As we start another new year, I’d like share a few of the events in our family’s history that may trigger your own “observations.”
Very early one morning, I noticed a small herd of deer – about eight – gliding across our back yard. A few of the neighbor dogs were barking, but since these pets were fenced, the deer sensed there was no danger. A magnificent buck led the herd in single file through the early morning dew making nary a sound as they disappeared onto the adjacent golf course. The only noise punctuating the serene quiet was the morning doves’ mournful cooing.
Similarly, during a rainstorm, I enjoy a feeling of quiet reverence as I pull the covers up around my neck and listen as the rain hits our roof and meanders down the drainpipe. The darkness of night increases my awareness of these familiar sounds, encouraging peaceful sleep.
As a small boy growing up in a rural setting, I gauged my time to fall asleep by the mournful sound of a train whistle in the distance, about a mile from our home. It was a comfortable reminder that my day had ended and it was time to fall asleep. Even though train rails run about a mile from our urban home today, a whistle doesn’t blow on a regular basis. But when it does occasionally sound, I always feel that strong sense of peace and serenity as in those days of my youth so long ago.
Today’s music renditions and performers seem to lack the sincerity and purpose of the soloists and orchestras in the past. The music of Broadway and Basin Street made memorable impressions in our young lives. The melodies linger and are still fresh in our minds – the lyrics echo repeatedly and tug on our memories, never seeming to grow old. It’s difficult for those of my generation to describe contemporary music, which I refer to as “noise,” the same way. I wonder if and how today’s songs will last a lifetime.
Memories of friendships of the past are often fleeting. We move away from those we knew in our youth and create alliances with new business associates and neighbors. It ‘s certainly true that we are fortunate if we have a handful of close friends in a lifetime. Outside of our families, it’s often difficult to really know, intimately, others around us. Even though it has been years since I’ve seen them, I measure those whom I consider true friends by my longing not to forget them. Today, we are able to correspond instantly with these “friends” through Facebook, Twitter, and email; however, nothing can ever take the place of an in-person relationship. In essence, that is what a true friendship is all about.

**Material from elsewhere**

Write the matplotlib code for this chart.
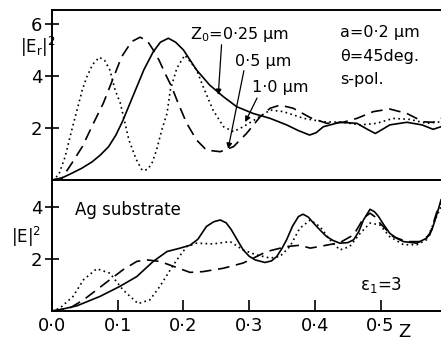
import numpy as np
import matplotlib.pyplot as plt

# |Er|^2 curves (top panel)
z_solid_r = [0.0, 0.015, 0.030, 0.045, 0.061, 0.073, 0.086, 0.097, 0.107, 0.117, 0.127, 0.140,
             0.154, 0.165, 0.177, 0.188, 0.200, 0.220, 0.240, 0.261, 0.281, 0.306, 0.332,
             0.357, 0.375, 0.392, 0.402, 0.413, 0.438, 0.464, 0.480, 0.492, 0.503, 0.514,
             0.540, 0.563, 0.580, 0.592]
er_solid = [0.0, 0.08, 0.26, 0.45, 0.70, 0.95, 1.28, 1.72, 2.24, 2.85, 3.46, 4.25,
            4.93, 5.30, 5.45, 5.30, 5.00, 4.23, 3.65, 3.20, 2.82, 2.56, 2.37,
            2.12, 1.90, 1.73, 1.82, 2.05, 2.22, 2.18, 1.95, 1.79, 1.95, 2.12,
            2.22, 2.12, 1.95, 2.05]

z_dash_r = [0.0, 0.015, 0.030, 0.046, 0.063, 0.078, 0.091, 0.106, 0.121, 0.134, 0.145, 0.154,
            0.163, 0.172, 0.182, 0.192, 0.205, 0.220, 0.235, 0.256, 0.276, 0.296, 0.317,
            0.332, 0.347, 0.367, 0.393, 0.418, 0.443, 0.464, 0.489, 0.514, 0.540, 0.565,
            0.580, 0.592]
er_dash = [0.0, 0.07, 0.64, 1.28, 2.18, 2.95, 3.78, 4.74, 5.32, 5.49, 5.35, 5.00,
           4.60, 4.10, 3.59, 2.95, 2.18, 1.54, 1.15, 1.09, 1.28, 1.79, 2.44,
           2.76, 2.88, 2.76, 2.40, 2.18, 2.22, 2.37, 2.63, 2.73, 2.56, 2.24,
           2.22, 2.37]

z_dot_r = [0.0, 0.010, 0.020, 0.030, 0.038, 0.046, 0.053, 0.062, 0.072, 0.080, 0.088, 0.096,
           0.104, 0.117, 0.128, 0.137, 0.145, 0.152, 0.159, 0.167, 0.175, 0.180, 0.190,
           0.202, 0.212, 0.220, 0.230, 0.245, 0.261, 0.276, 0.291, 0.312, 0.332, 0.352,
           0.383, 0.413, 0.443, 0.469, 0.494, 0.519, 0.545, 0.570, 0.592]
er_dot = [0.0, 0.19, 0.90, 1.92, 2.69, 3.46, 3.97, 4.45, 4.72, 4.60, 4.23, 3.46,
          2.95, 1.54, 0.80, 0.38, 0.40, 0.64, 1.15, 1.92, 2.56, 3.46, 4.30,
          4.80, 4.50, 4.23, 3.59, 2.69, 2.05, 1.86, 2.05, 2.37, 2.69, 2.63,
          2.37, 2.24, 2.22, 2.12, 2.18, 2.37, 2.33, 2.18, 2.24]

# |E|^2 curves (bottom panel)
z_solid_e = [0.0, 0.012, 0.038, 0.073, 0.103, 0.129, 0.154, 0.175, 0.195, 0.210, 0.222, 0.235,
             0.246, 0.256, 0.265, 0.273, 0.282, 0.291, 0.300, 0.309, 0.324, 0.334, 0.342,
             0.350, 0.357, 0.366, 0.375, 0.382, 0.390, 0.398, 0.408, 0.418, 0.428, 0.438,
             0.450, 0.459, 0.467, 0.474, 0.484, 0.491, 0.497, 0.505, 0.514, 0.525, 0.535,
             0.555, 0.570, 0.578, 0.583, 0.588, 0.592]
e_solid = [0.0, 0.05, 0.20, 0.56, 0.94, 1.32, 1.90, 2.28, 2.41, 2.52, 2.75, 3.24,
           3.42, 3.49, 3.38, 3.11, 2.72, 2.34, 2.10, 1.96, 1.86, 1.92, 2.09,
           2.40, 2.73, 3.25, 3.62, 3.71, 3.60, 3.37, 3.10, 2.85, 2.70, 2.60,
           2.62, 2.73, 3.05, 3.49, 3.90, 3.80, 3.62, 3.30, 2.98, 2.78, 2.66,
           2.60, 2.79, 3.10, 3.49, 3.90, 4.26]

z_dash_e = [0.0, 0.027, 0.048, 0.068, 0.088, 0.108, 0.129, 0.144, 0.164, 0.185, 0.210, 0.230,
            0.261, 0.291, 0.327, 0.357, 0.377, 0.393, 0.413, 0.438, 0.459, 0.467, 0.474,
            0.484, 0.491, 0.499, 0.519, 0.540, 0.560, 0.575, 0.585, 0.592]
e_dash = [0.0, 0.11, 0.43, 0.81, 1.20, 1.58, 1.90, 1.96, 1.90, 1.71, 1.48, 1.51,
          1.64, 1.84, 2.28, 2.47, 2.52, 2.41, 2.50, 2.62, 2.92, 3.25, 3.56,
          3.75, 3.62, 3.37, 2.85, 2.66, 2.66, 2.92, 3.75, 4.14]

z_dot_e = [0.0, 0.012, 0.032, 0.048, 0.068, 0.088, 0.108, 0.131, 0.149, 0.164, 0.180, 0.190,
           0.205, 0.220, 0.245, 0.271, 0.291, 0.311, 0.332, 0.347, 0.362, 0.377, 0.393,
           0.408, 0.423, 0.438, 0.453, 0.469, 0.484, 0.499, 0.514, 0.535, 0.555, 0.570,
           0.583, 0.592]
e_dot = [0.0, 0.11, 0.56, 1.20, 1.62, 1.45, 0.81, 0.28, 0.43, 0.94, 1.58, 1.96,
         2.47, 2.60, 2.57, 2.66, 2.34, 2.15, 2.03, 2.09, 2.47, 3.17, 3.49,
         3.23, 2.73, 2.34, 2.47, 2.98, 3.37, 3.30, 2.85, 2.54, 2.54, 2.73,
         3.49, 4.00]

x_ticks = [0.0, 0.1, 0.2, 0.3, 0.4, 0.5]
x_ticklabels = ['0·0', '0·1', '0·2', '0·3', '0·4', '0·5']

plt.rcParams['font.family'] = 'DejaVu Sans'
plt.rcParams['font.size'] = 12

fig = plt.figure(figsize=(4.41, 3.41), dpi=100)
ax1 = fig.add_axes([0.118, 0.472, 0.882, 0.499])
ax2 = fig.add_axes([0.118, 0.088, 0.882, 0.384])

dash = (0, (7, 4))
dot = (0, (1, 2))
lw = 1.2

ax1.plot(z_solid_r, er_solid, color='black', lw=lw)
ax1.plot(z_dash_r, er_dash, color='black', lw=lw, linestyle=dash)
ax1.plot(z_dot_r, er_dot, color='black', lw=lw, linestyle=dot)

ax2.plot(z_solid_e, e_solid, color='black', lw=lw)
ax2.plot(z_dash_e, e_dash, color='black', lw=lw, linestyle=dash)
ax2.plot(z_dot_e, e_dot, color='black', lw=lw, linestyle=dot)

for ax in (ax1, ax2):
    ax.set_xlim(0, 0.592)
    ax.spines['right'].set_visible(False)
    for s in ('left', 'top', 'bottom'):
        ax.spines[s].set_linewidth(1.4)
    ax.tick_params(axis='y', direction='inout', length=10, width=1.2, pad=2, labelsize=13)

ax1.set_ylim(0, 6.54)
ax1.set_yticks([2, 4, 6])
ax1.set_xticks([])

ax2.set_ylim(0, 5.02)
ax2.set_yticks([2, 4])
ax2.set_xticks(x_ticks)
ax2.set_xticklabels(x_ticklabels)
ax2.tick_params(axis='x', direction='in', length=8, width=1.2, pad=4, labelsize=13)

fig.text(0.045, 0.862, '|E$_\\mathregular{r}$|$^\\mathregular{2}$', fontsize=12, ha='left', va='center')
fig.text(0.025, 0.305, '|E|$^\\mathregular{2}$', fontsize=12, ha='left', va='center')
fig.text(0.918, 0.025, 'Z', fontsize=13, ha='center', va='center')

fs = 11.5
ax1.text(0.438, 5.69, 'a=0·2 μm', fontsize=fs, ha='left', va='center')
ax1.text(0.438, 4.73, 'θ=45deg.', fontsize=fs, ha='left', va='center')
ax1.text(0.438, 3.85, 's-pol.', fontsize=fs, ha='left', va='center')

arrow = dict(arrowstyle='-|>', color='black', lw=0.9, mutation_scale=8, shrinkA=0, shrinkB=0)
ax1.text(0.210, 5.58, 'Z$_\\mathregular{0}$=0·25 μm', fontsize=fs, ha='left', va='center')
ax1.annotate('', xy=(0.253, 3.27), xytext=(0.258, 5.2), arrowprops=arrow)
ax1.text(0.278, 4.54, '0·5 μm', fontsize=fs, ha='left', va='center')
ax1.annotate('', xy=(0.268, 1.20), xytext=(0.292, 4.2), arrowprops=arrow)
ax1.text(0.304, 3.54, '1·0 μm', fontsize=fs, ha='left', va='center')
ax1.annotate('', xy=(0.294, 2.23), xytext=(0.312, 3.15), arrowprops=arrow)

ax2.text(0.035, 3.86, 'Ag substrate', fontsize=12, ha='left', va='center')
ax2.text(0.469, 1.0, 'ε$_\\mathregular{1}$=3', fontsize=12, ha='left', va='center')

fig.savefig('out.png', dpi=100)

I have always had a vivid imagination. Listening to radio programs and attending an occasional movie energized my early images and fantasies. I looked forward to the nightly radio adventures delivered through the airwaves, and I can remember accurately the times I spent with my family at local movie houses. My grandmother introduced me to the antics of Laurel and Hardy, Bud Abbot and Lou Costello, and many other early 20th Century actors. During the war years of the l940’s, movies at the air base provided our weekly entertainment. My allowance of twenty-five cents per week allowed two ten-cent movie tickets in one week. Saving the extra nickel, I then was able to view three movies in the second week.
Here is one last memory from my youth. Mr. Longere was a local handyman whom my parents occasionally hired for small repairs around our home. In early l942, he was building something in our backyard and I tagged along trying to determine what it was. I knew instantly that it was going to be solid and lasting because he was erecting and securing steel pipes in holes filled with cement. The poles were about ten feet high with a steel crossbar running to a pole of the same height about eight feet away. Attached to the crossbar were chains to hold two perfectly balanced swings. Mr. Longere even wrapped the chains in old garden hose so that we wouldn’t injure our hands. My sister and I thoroughly enjoyed swinging and pretending to fly through the air for hours. As testimony to Mr. Longere’s skill and the sturdiness of the swing set he had built, returning home after four years during World War II, we found our swing was still as vibrant and solid as we had left it.
These personal observations are priceless to me. They represent a lifetime of living with “my eyes and ears wide open.” Doing so has enriched my life more than I deserve and more than I could ever explain in a short article. It is my sincere hope that you too have taken or will take the time to fill your memory vault with similar observations that will not only last but also will enrich your lifetime. Have a wonderful New Year!